The Electoral Commission is to publish initial findings on the 13th September for its review of boundaries.  There will then be a 12 week public consultation period and two other public reviews before the September 2018 presentation to Parliament.  

The Commission has an objective to maintain equality in the numbers of registered voters in each constituency while respecting local affinities.

For the 2018 review Parliament has directed that the number of constituencies is reduced to 600 from 650.   This is objected to by the opposition, Labour, as their seats tend to be in smaller constituencies although they maintain that there is a higher number of unregistered people in those areas.  While the Conservatives claim that Labour has a built in majority by having too many seats.

The North West has an electorate of 5,074,302 and 75 seats.  It is expected this will be reduced to 68 seats.  The North West will have the biggest reduction in seats of any area.

Scotland and Wales have the smallest electoral numbers in constituencies, with one in Scotland being only 21,000.   The Isle of Wight is the largest being 108,000 and several in the South East are very big.  Preston is in the smaller ones with 59,000.  The average needs to be around 75,000 and all the others, except 4, are to be within plus or minus 5% or between about 71,000 to 79,000.

The proposal is to be made to the Secretary of State by September 2018 and to be used in the General Election of 2020.
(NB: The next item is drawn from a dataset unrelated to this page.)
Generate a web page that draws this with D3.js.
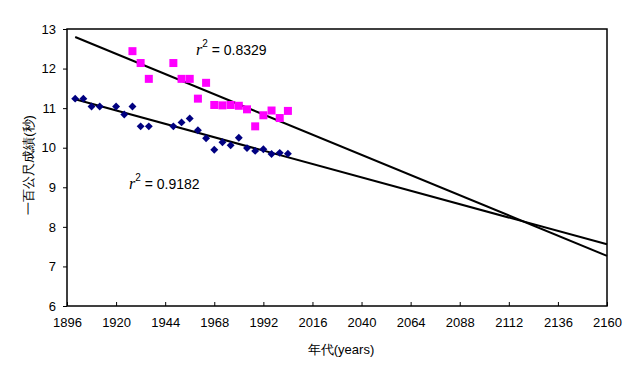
<!DOCTYPE html>
<html>
<head>
<meta charset="utf-8">
<script src="https://cdn.jsdelivr.net/npm/d3@7"></script>
<style>
  body { margin: 0; background: #fff; }
  text { font-family: "Liberation Sans", Arial, sans-serif; }
</style>
</head>
<body>
<div id="chart"></div>
<script>
// men's 100m (blue diamonds)
const menYears = [1900, 1904, 1908, 1912, 1920, 1924, 1928, 1932, 1936, 1948, 1952, 1956,
  1960, 1964, 1968, 1972, 1976, 1980, 1984, 1988, 1992, 1996, 2000, 2004];
const menTimes = [11.24, 11.24, 11.04, 11.04, 11.04, 10.84, 11.04, 10.54, 10.54, 10.54, 10.64, 10.74,
  10.44, 10.24, 9.95, 10.14, 10.06, 10.25, 9.99, 9.92, 9.96, 9.84, 9.87, 9.85];
// women's 100m (magenta squares)
const womenYears = [1928, 1932, 1936, 1948, 1952, 1956, 1960, 1964, 1968, 1972, 1976, 1980,
  1984, 1988, 1992, 1996, 2000, 2004];
const womenTimes = [12.44, 12.14, 11.74, 12.14, 11.74, 11.74, 11.24, 11.64, 11.08, 11.07, 11.08, 11.06,
  10.97, 10.54, 10.82, 10.94, 10.75, 10.93];

const xTicks = [1896, 1920, 1944, 1968, 1992, 2016, 2040, 2064, 2088, 2112, 2136, 2160];
const yTicks = [6, 7, 8, 9, 10, 11, 12, 13];
const trendRange = [1900, 2160];

const width = 640, height = 376;
const margin = { top: 29, right: 33, bottom: 70, left: 67 };

const svg = d3.select("#chart").append("svg")
  .attr("width", width)
  .attr("height", height);

const x = d3.scaleLinear().domain([1896, 2160]).range([margin.left, width - margin.right]);
const y = d3.scaleLinear().domain([6, 13]).range([height - margin.bottom, margin.top]);

// plot border
svg.append("rect")
  .attr("x", x(1896)).attr("y", y(13))
  .attr("width", x(2160) - x(1896)).attr("height", y(6) - y(13))
  .attr("fill", "none").attr("stroke", "#000").attr("stroke-width", 1.5);

// axes
const xAxis = svg.append("g")
  .attr("transform", `translate(0,${y(6)})`)
  .call(d3.axisBottom(x).tickValues(xTicks).tickFormat(d3.format("d")).tickSizeInner(-4).tickSizeOuter(0).tickPadding(12));
xAxis.select(".domain").remove();
xAxis.selectAll("text").attr("font-size", 13).attr("font-family", "Liberation Sans, sans-serif");

const yAxis = svg.append("g")
  .attr("transform", `translate(${x(1896)},0)`)
  .call(d3.axisLeft(y).tickValues(yTicks).tickFormat(d3.format("d")).tickSizeInner(4).tickSizeOuter(0).tickPadding(7));
yAxis.select(".domain").remove();
yAxis.selectAll("text").attr("font-size", 13).attr("font-family", "Liberation Sans, sans-serif");

// least squares trend line
function fit(xs, ys) {
  const mx = d3.mean(xs), my = d3.mean(ys);
  let sxy = 0, sxx = 0;
  xs.forEach((v, i) => { sxy += (v - mx) * (ys[i] - my); sxx += (v - mx) * (v - mx); });
  const b = sxy / sxx;
  return t => my + b * (t - mx);
}
const line = d3.line().x(d => x(d[0])).y(d => y(d[1]));
[fit(menYears, menTimes), fit(womenYears, womenTimes)].forEach(f => {
  svg.append("path")
    .attr("d", line(trendRange.map(t => [t, f(t)])))
    .attr("fill", "none").attr("stroke", "#000").attr("stroke-width", 2);
});

// markers
svg.append("g").selectAll("rect")
  .data(womenYears.map((t, i) => [t, womenTimes[i]]))
  .join("rect")
  .attr("x", d => x(d[0]) - 4).attr("y", d => y(d[1]) - 4)
  .attr("width", 8).attr("height", 8)
  .attr("fill", "#ff00ff");

svg.append("g").selectAll("path")
  .data(menYears.map((t, i) => [t, menTimes[i]]))
  .join("path")
  .attr("d", d3.symbol(d3.symbolDiamond2, 40))
  .attr("transform", d => `translate(${x(d[0])},${y(d[1])})`)
  .attr("fill", "#000080");

// r^2 labels
function r2Label(px, py, txt) {
  const t = svg.append("text").attr("x", px).attr("y", py).attr("font-size", 14);
  t.append("tspan").text("r").attr("font-family", "Liberation Serif, serif").attr("font-style", "italic").attr("font-size", 16);
  t.append("tspan").text("2").attr("dy", -8).attr("font-size", 10);
  t.append("tspan").text(" = " + txt).attr("dy", 8);
}
r2Label(196, 55, "0.8329");
r2Label(129, 189, "0.9182");

// axis titles
svg.append("text")
  .attr("x", 341).attr("y", 354)
  .attr("text-anchor", "middle").attr("font-size", 13)
  .attr("font-family", "Noto Sans CJK TC, sans-serif")
  .text("年代(years)");

svg.append("text")
  .attr("transform", "translate(33,165) rotate(-90)")
  .attr("text-anchor", "middle").attr("font-size", 13)
  .attr("font-family", "Noto Sans CJK TC, sans-serif")
  .text("一百公尺成績(秒)");
</script>
</body>
</html>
It seems reasonable to have seats with similar numbers of voters.  It isn’t fair to voters if a few people can vote in an MP in one place and it takes thousands more in another.  We don’t allow for registered voters who don’t vote in elections and similarly we shouldn’t allow for unregistered voters.  It also seems sensible to reduce the number of MPs. It isn’t obvious that an extra few thousand voters will add an intolerable burdon to an MPs workload if some already cover nearly 100,000.

Another difficulty with the change is that a number of MPs are going to lose their seat altogether and that can make things harder for party leaders.

Overall this seems a good thing and look to a similar exercise in the House of Lords.